Our findings indicate that sensorimotor experience is not always beneficial to label learning. There was no effect of sensorimotor interaction on label learning for novel objects. As such, the findings from both experiments can provide some insight to refine theories of embodied cognition by demonstrating a specific situation in which embodied experience does not influence children’s language development.

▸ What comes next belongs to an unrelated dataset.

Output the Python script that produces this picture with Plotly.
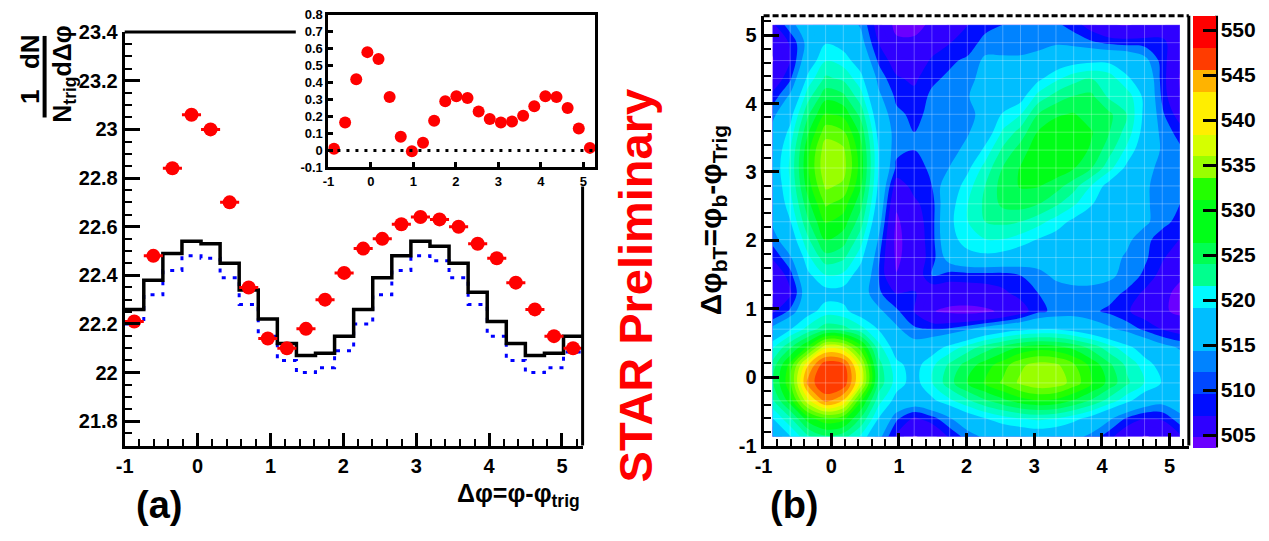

Clearly, there is much work that needs to be done to refine theories of embodied cognition (
Barsalou 2010). Even proponents of strong embodied cognition theories acknowledge that it is necessary to determine whether sensorimotor experience is necessary for all aspects of cognitive processing or if sensorimotor experience merely influences conceptual processing (
Glenberg et al. 2013). If theories of embodied cognition are to be considered a framework for understanding all aspects of cognitive processing, these theories need to be able to explain processes that have no apparent direct relationship to sensorimotor experience (
Goldinger et al. 2015). Going forward, embodied theories should strive to take a multidimensional approach and include factors like linguistic experience and emotions to be able to adequately explain how we acquire and represent concrete as well as abstract concepts and information (
Pexman 2018).
9. Conclusions
The results of the present experiments indicate that, contrary to predictions derived from a strong theory of embodied cognition, sensorimotor experience was not beneficial for novel noun learning in 5-year-old children in a laboratory task. Children performed equally well on a recognition task regardless of learning condition. Further research needs to be conducted to determine the conditions under which sensorimotor experience can (and cannot) benefit the developing conceptual and linguistic systems, in order that developmental theories can accurately model the role of sensorimotor experience in language acquisition.